When tackling rational inequalities, it's crucial to understand the role of both the numerator and the denominator in determining the overall sign of the expression. The numerator is the top part of the fraction, while the denominator is the bottom part. Together, they form a rational expression, which is essentially a fraction involving polynomials.

Let's consider the given inequality \[ \frac{-1}{x^2 + 2} < 0 \]. Here, the numerator is \(-1\), and the denominator is \(x^2 + 2\). The numerator is a constant negative value. This means it's always less than zero, regardless of \(x\). On the other hand, the denominator \(x^2 + 2\) is always positive for any real number \(x\).

• Analyze the sign of the numerator: negative if \(-1\), positive if a different positive constant.
• Analyze the sign of the denominator: always positive given \(x^2 + 2\) since \(x^2\) is non-negative.

Understanding these roles helps predict the positivity or negativity of the rational expression. This makes it much easier to apply the conditions laid out in an inequality.

An inequality solution set consists of all values of \(x\) that make the inequality true. To solve rational inequalities like \[ \frac{-1}{x^2 + 2} < 0 \], analyzing the solution set involves determining where the entire expression (the rational function) satisfies the given inequality condition.

Once we have identified the sign of both the numerator and the denominator, we apply this understanding to the inequality. Because \( -1 \) is negative, and \( x^2 + 2 \) is positive, \(\frac{-1}{x^2 + 2}\) results in a negative value. Thus, the inequality condition, which requires the expression to be less than zero, is met.

• Check the sign of the entire rational expression based on our earlier analysis.
• If the inequality is true for all values within the domain, write the solution set as \((-\infty, \infty )\).

For the inequality \(\frac{-1}{x^2 + 2} < 0\), it's satisfied by any real number, but if the inequality was \(> 0\), there would be no solutions.

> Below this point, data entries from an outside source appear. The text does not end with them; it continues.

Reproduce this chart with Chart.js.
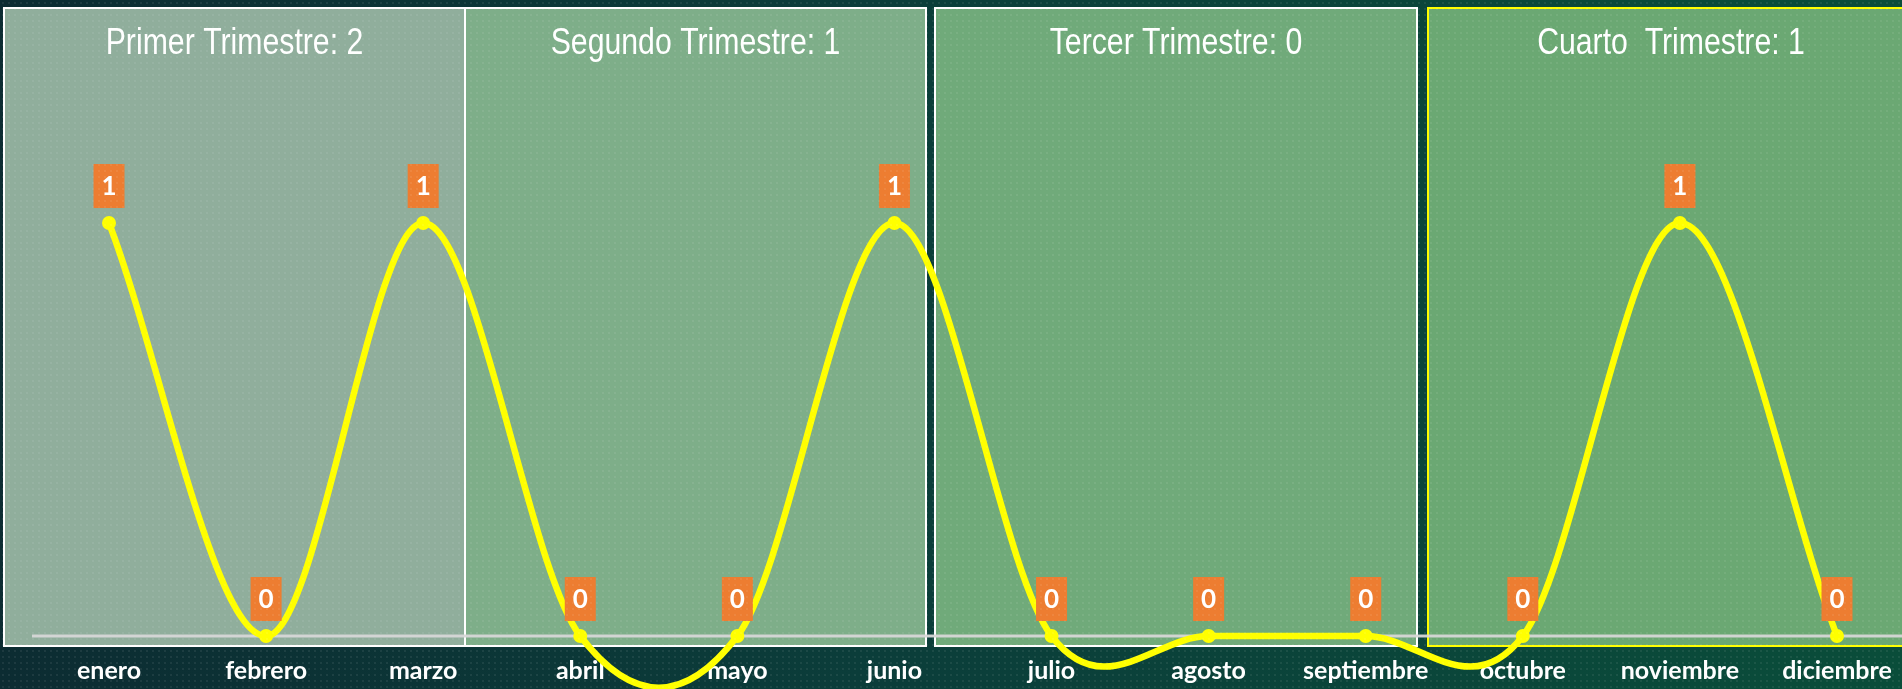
<!DOCTYPE html>
<html>
<head>
<meta charset="utf-8">
<script src="https://cdn.jsdelivr.net/npm/chart.js@4.4.0/dist/chart.umd.min.js"></script>
<style>
  html, body { margin: 0; padding: 0; }
  body {
    width: 1902px; height: 689px; overflow: hidden; position: relative;
    background: linear-gradient(90deg, #0c2c32 0%, #0b3d3a 45%, #0a4d3a 100%);
  }
  #wrap { position: absolute; left: 0; top: 0; width: 1902px; height: 689px; }
  #dots {
    position: absolute; left: 0; top: 0; width: 1902px; height: 689px; pointer-events: none;
    background-image: radial-gradient(rgba(255,255,255,0.07) 1px, transparent 1.6px);
    background-size: 6px 6px;
  }
</style>
</head>
<body>
<div id="wrap"><canvas id="lineChart" width="1902" height="689"></canvas></div>
<div id="dots"></div>
<script>
const months = ["enero", "febrero", "marzo", "abril", "mayo", "junio",
  "julio", "agosto", "septiembre", "octubre", "noviembre", "diciembre"];
const values = [1, 0, 1, 0, 0, 1, 0, 0, 0, 0, 1, 0];
const quarterTitles = ["Primer Trimestre: 2", "Segundo Trimestre: 1", "Tercer Trimestre: 0", "Cuarto  Trimestre: 1"];

// quarter panels behind the line
const panels = [
  { x1: 4, x2: 465, fill: "#90ae9c", stroke: "#ffffff" },
  { x1: 465, x2: 926, fill: "#7eae89", stroke: "#ffffff" },
  { x1: 935, x2: 1417, fill: "#70aa7a", stroke: "#ffffff" },
  { x1: 1428, x2: 1914, fill: "#6ba873", stroke: "#ffff00" },
];

// office-style smoothing: catmull-rom tangents on the points chart.js placed
function smoothLine(chart) {
  const meta = chart.getDatasetMeta(0);
  meta.dataset.updateControlPoints(chart.chartArea, "x");
  const pts = meta.data;
  const n = pts.length;
  pts.forEach((p, i) => {
    const prev = pts[Math.max(i - 1, 0)];
    const next = pts[Math.min(i + 1, n - 1)];
    let tx = (next.x - prev.x) / 6, ty = (next.y - prev.y) / 6;
    if (i === 0 || i === n - 1) { tx *= 2; ty *= 2; }
    p.cp1x = p.x - tx; p.cp1y = p.y - ty;
    p.cp2x = p.x + tx; p.cp2y = p.y + ty;
  });
}

const decor = {
  id: "decor",
  beforeDraw(chart) {
    const ctx = chart.ctx;
    ctx.save();
    panels.forEach((p, i) => {
      ctx.fillStyle = p.fill;
      ctx.fillRect(p.x1, 8, p.x2 - p.x1, 638);
      ctx.strokeStyle = p.stroke;
      ctx.lineWidth = 2;
      ctx.strokeRect(p.x1, 8, p.x2 - p.x1, 638);
      ctx.save();
      ctx.translate((p.x1 + p.x2) / 2, 54);
      ctx.scale(0.84, 1);
      ctx.fillStyle = "#ffffff";
      ctx.font = '36px "Liberation Sans", Arial, sans-serif';
      ctx.textAlign = "center";
      ctx.textBaseline = "alphabetic";
      ctx.fillText(quarterTitles[i], 0, 0);
      ctx.restore();
    });
    ctx.restore();
  },
  beforeDatasetsDraw(chart) {
    smoothLine(chart);
    const ctx = chart.ctx;
    const x = chart.scales.x, y = chart.scales.y;
    const y0 = y.getPixelForValue(0);
    ctx.save();
    ctx.strokeStyle = "rgba(215,215,215,0.95)";
    ctx.lineWidth = 3;
    ctx.beginPath();
    ctx.moveTo(32, y0);
    ctx.lineTo(1902, y0);
    ctx.stroke();
    ctx.fillStyle = "#ffffff";
    ctx.font = 'bold 25px Lato, "Open Sans", sans-serif';
    ctx.textAlign = "center";
    ctx.textBaseline = "middle";
    months.forEach((m, i) => ctx.fillText(m, x.getPixelForValue(i), 671));
    ctx.restore();
  },
  afterDatasetsDraw(chart) {
    const ctx = chart.ctx;
    const meta = chart.getDatasetMeta(0);
    ctx.save();
    ctx.font = 'bold 26px Lato, "Open Sans", sans-serif';
    ctx.textAlign = "center";
    ctx.textBaseline = "middle";
    meta.data.forEach((pt, i) => {
      const bx = pt.x - 15.5, by = pt.y - 59;
      ctx.fillStyle = "#ed7d31";
      ctx.fillRect(bx, by, 31, 44);
      ctx.fillStyle = "#ffffff";
      ctx.fillText(String(values[i]), pt.x, by + 23);
    });
    ctx.restore();
  },
};

new Chart(document.getElementById("lineChart"), {
  type: "line",
  data: {
    labels: months,
    datasets: [
      {
        data: values,
        borderColor: "#ffff00",
        backgroundColor: "#ffff00",
        borderWidth: 6.5,
        pointRadius: 7,
        pointHoverRadius: 7,
        pointBorderWidth: 0,
        tension: 0.4,
        clip: false,
      },
    ],
  },
  options: {
    responsive: false,
    animation: false,
    devicePixelRatio: 1,
    layout: { autoPadding: false, padding: { left: 109, right: 65, top: 0, bottom: 0 } },
    elements: { line: { capBezierPoints: false } },
    scales: {
      x: { display: false, offset: false },
      y: { display: false, min: -0.1283, max: 1.54 },
    },
    plugins: {
      legend: { display: false },
      tooltip: { enabled: false },
    },
  },
  plugins: [decor],
});
</script>
</body>
</html>
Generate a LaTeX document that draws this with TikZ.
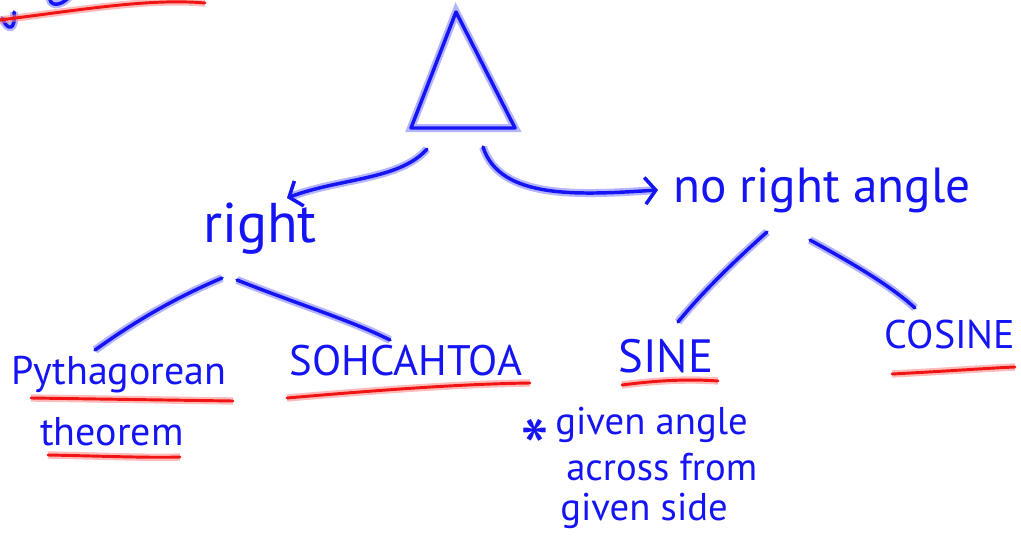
\documentclass[tikz,border=0pt]{standalone}
\usepackage{fontspec}
\setmainfont{PT Sans}
\usetikzlibrary{arrows.meta}
\definecolor{ink}{RGB}{20,20,245}
\definecolor{halo}{RGB}{120,120,255}
\definecolor{redink}{RGB}{240,20,20}
\definecolor{redhalo}{RGB}{255,130,130}
\tikzset{
  pen/.style={draw=ink, line width=2.6pt, line cap=round, line join=round,
    preaction={draw=halo, line width=6pt, opacity=0.55}},
  redpen/.style={draw=redink, line width=2.2pt, line cap=round,
    preaction={draw=redhalo, line width=5.5pt, opacity=0.55}},
  hand/.style={text=ink, inner sep=0pt},
  notefont/.style={hand, anchor=west, font=\fontsize{29}{30}\selectfont},
  tip/.style={-{Straight Barb[length=8pt,width=20pt,line width=2.6pt]}}
}
\begin{document}
\begin{tikzpicture}[x=0.75pt,y=-0.75pt]
\useasboundingbox (0,0) rectangle (1021,547);
% top-left cut fragment
\begin{scope}
\clip (0,0) rectangle (1021,547);
\draw[pen] (2,18) .. controls (8,32) and (16,30) .. (14,12);
\draw[pen] (50,-4) .. controls (48,6) and (60,8) .. (70,-4);
\draw[redpen] (0,20) .. controls (80,10) and (150,-2) .. (205,3);
\end{scope}
% triangle
\draw[pen] (456,12) -- (411,128) -- (515,128) -- cycle;
\coordinate (tl) at (427,149);
\coordinate (tr) at (483,147);
% nodes
\node[hand, font=\fontsize{42}{44}\selectfont] (right) at (260,229) {right};
\node[hand, font=\fontsize{37}{40}\selectfont] (noright) at (822,190) {no right angle};
\node[hand, font=\fontsize{30}{32}\selectfont] (pyth) at (119,375) {Pythagorean};
\node[hand, font=\fontsize{30}{32}\selectfont] (theorem) at (112,432) {theorem};
\node[hand, font=\fontsize{32}{34}\selectfont] (soh) at (406,361) {SOHCAHTOA};
\node[hand, font=\fontsize{35}{37}\selectfont] (sine) at (666,356) {SINE};
\node[hand, font=\fontsize{30}{32}\selectfont] (cosine) at (950,334) {COSINE};
\node[hand, font=\fontsize{62}{62}\selectfont] (star) at (535,449) {*};
\node[notefont] (note1) at (555,425) {given angle};
\node[notefont] (note2) at (566,467) {across from};
\node[notefont] (note3) at (560,511) {given side};
% arrows from triangle
\draw[pen, tip] (tl) .. controls (400,180) and (340,178) .. (287,198);
\draw[pen, tip] (tr) .. controls (500,200) and (580,195) .. (658,190);
% connectors
\coordinate (r1) at (222,278);
\coordinate (r2) at (237,280);
\coordinate (p1) at (95,350);
\coordinate (s1) at (390,340);
\draw[pen] (r1) .. controls (170,300) and (130,325) .. (p1);
\draw[pen] (r2) .. controls (300,305) and (350,320) .. (s1);
\coordinate (n1) at (767,232);
\coordinate (n2) at (810,240);
\coordinate (si) at (678,322);
\coordinate (co) at (915,308);
\draw[pen] (n1) .. controls (730,265) and (700,295) .. (si);
\draw[pen] (n2) .. controls (850,262) and (890,285) .. (co);
% red underlines
\draw[redpen] (31,398) -- (233,401);
\draw[redpen] (48,455) .. controls (100,456) and (150,458) .. (180,457);
\draw[redpen] (287,398) .. controls (380,390) and (460,384) .. (530,383);
\draw[redpen] (622,385) .. controls (660,380) and (690,379) .. (718,381);
\draw[redpen] (892,374) .. controls (950,371) and (990,368) .. (1015,367);
\end{tikzpicture}
\end{document}
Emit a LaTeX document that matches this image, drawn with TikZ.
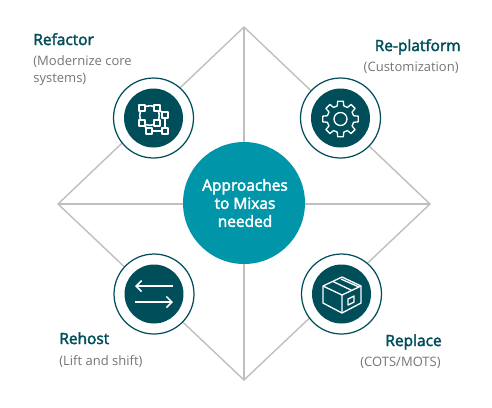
\documentclass[tikz,border=0pt]{standalone}
\usepackage{fontspec}
\setmainfont{Open Sans}[BoldFont={Open Sans},BoldFeatures={FakeBold=2.5}]
\usetikzlibrary{arrows.meta}
\definecolor{tealdark}{HTML}{004E5A}
\definecolor{tealmid}{HTML}{0095A8}
\definecolor{greyline}{HTML}{BFBFBF}
\definecolor{greytext}{HTML}{757575}
\tikzset{
  ringout/.style={circle,draw=tealdark,line width=0.7pt,fill=white,minimum size=1.6cm,inner sep=0pt},
  ringin/.style={circle,fill=tealdark,minimum size=1.18cm,inner sep=0pt},
  headtext/.style={text=tealdark,font=\fontsize{8.8}{10}\selectfont\bfseries,inner sep=0pt},
  subtext/.style={text=greytext,font=\fontsize{7.4}{9.6}\selectfont,inner sep=0pt},
  iconline/.style={draw=white,line width=0.75pt,line join=round}
}
\begin{document}
\begin{tikzpicture}[x=0.02cm,y=-0.02cm,>={Straight Barb[length=1.1mm,width=2.2mm]}]
  \useasboundingbox (0,0) rectangle (492,407);
  % rombo exterior
  \coordinate (top) at (244,27);
  \coordinate (right) at (430,204);
  \coordinate (bottom) at (244,380);
  \coordinate (left) at (58,204);
  \draw[greyline,line width=0.8pt] (top)--(right)--(bottom)--(left)--cycle;
  \draw[greyline,line width=0.8pt] (top)--(bottom) (left)--(right);
  % circulo central
  \node[circle,fill=tealmid,minimum size=2.44cm,inner sep=0pt,text=white,align=center,
        font=\fontsize{8.8}{10.3}\selectfont\bfseries] (center) at (244,203)
        {\hspace{0.04cm}Approaches\\\hspace{0.04cm}to Mixas\\\hspace{0.04cm}needed};
  % anillos con iconos
  \node[ringout] (refactorout) at (153.5,118) {};
  \node[ringin] (refactorin) at (153.5,118) {};
  \node[ringout] (platformout) at (340.5,118) {};
  \node[ringin] (platformin) at (340.5,118) {};
  \node[ringout] (rehostout) at (154,294) {};
  \node[ringin] (rehostin) at (154,294) {};
  \node[ringout] (replaceout) at (341.5,294) {};
  \node[ringin] (replacein) at (341.5,294) {};
  % icono refactor
  \begin{scope}[shift={(150,118)}]
    \draw[iconline,line width=0.9pt] (-8,-10) .. controls (-2,-13) and (3,-13) .. (7,-10) .. controls (10,-5) and (10,0) .. (7,5) .. controls (3,8) and (-3,8) .. (-8,5) .. controls (-11,0) and (-11,-5) .. cycle;
    \draw[iconline,line width=0.9pt] (7,-10)--(15,-3)--(15,13)--(-1,13)--(-8,5);
    \foreach \xa/\ya in {-8/-10,7/-10,-8/5,7/5,15/-3,-1/13,15/13}
      \draw[iconline,line width=0.9pt,fill=tealdark] (\xa-3,\ya-3) rectangle (\xa+3,\ya+3);
  \end{scope}
  % icono engranaje
  \begin{scope}[shift={(340.5,119)}]
    \draw[iconline] (0,0) circle(6.5);
    \draw[iconline] (-14:13.5)
      \foreach \ang in {0,45,90,135,180,225,270,315}
        {-- (\ang-14:13.5) -- (\ang-9:18) -- (\ang+9:18) -- (\ang+14:13.5)} -- cycle;
  \end{scope}
  % icono flechas
  \draw[->,iconline,line width=0.9pt] (173,286)--(135,286);
  \draw[->,iconline,line width=0.9pt] (135,302)--(173,302);
  % icono caja
  \begin{scope}[shift={(342,294)}]
    \draw[iconline] (0,-17)--(19,-8)--(19,9)--(0,19)--(-19,9)--(-19,-8)--cycle;
    \draw[iconline] (-19,-8)--(0,1)--(19,-8) (0,1)--(0,19);
    \draw[iconline] (-9,-12.5)--(10,-3.5) (-1,-15)--(17,-7);
    \draw[iconline] (6,5)--(12,2)--(12,8)--(6,11)--cycle;
  \end{scope}
  % etiquetas
  \node[headtext,anchor=base west] (refactorlab) at (33,45) {Refactor};
  \node[subtext,anchor=base west] (refactorsub) at (33,65) {(Modernize core};
  \node[subtext,anchor=base west] (refactorsubb) at (33,82) {systems)};
  \node[headtext,anchor=base east] (platformlab) at (461,51) {Re-platform};
  \node[subtext,anchor=base east] (platformsub) at (459,71) {(Customization)};
  \node[headtext,anchor=base west] (rehostlab) at (59,344) {Rehost};
  \node[subtext,anchor=base west] (rehostsub) at (59,365) {(Lift and shift)};
  \node[headtext,anchor=base east] (replacelab) at (442,346) {Replace};
  \node[subtext,anchor=base east] (replacesub) at (441,366) {(COTS/MOTS)};
\end{tikzpicture}
\end{document}
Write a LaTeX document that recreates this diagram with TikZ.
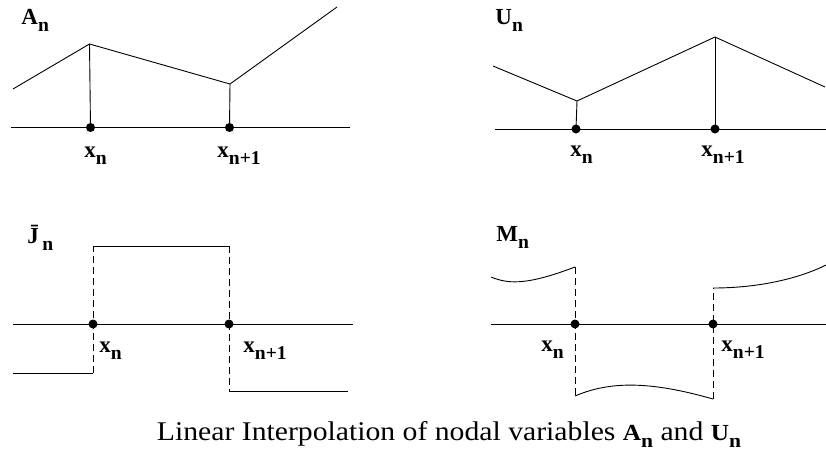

Recognizing these patterns helps in quickly filling out the solution set.

Rational expressions are fractions where both the numerator and the denominator are polynomials. They behave like regular fractions, but they involve variables. Understanding rational expressions is crucial when solving inequalities, as you often need to think of them in terms of their algebraic behavior.

Take the expression \(\frac{-1}{x^2 + 2}\) as our example. The numerator is a constant polynomial (degree zero) while the denominator is a polynomial of degree two. When dealing with rational expressions, always consider the domains; here, it's all real numbers because there's no value of \(x\) that would make the denominator zero.

• Rational expressions can have restricted domains based on their denominators.
• The degree and structure of the polynomials in the numerator and denominator affect the complexity of the inequality.

An advantage of rational expressions is that much of their behavior, when it comes to inequalities, can often be determined just by analyzing the signs of their constitutive parts—as seen with numerator and denominator analysis.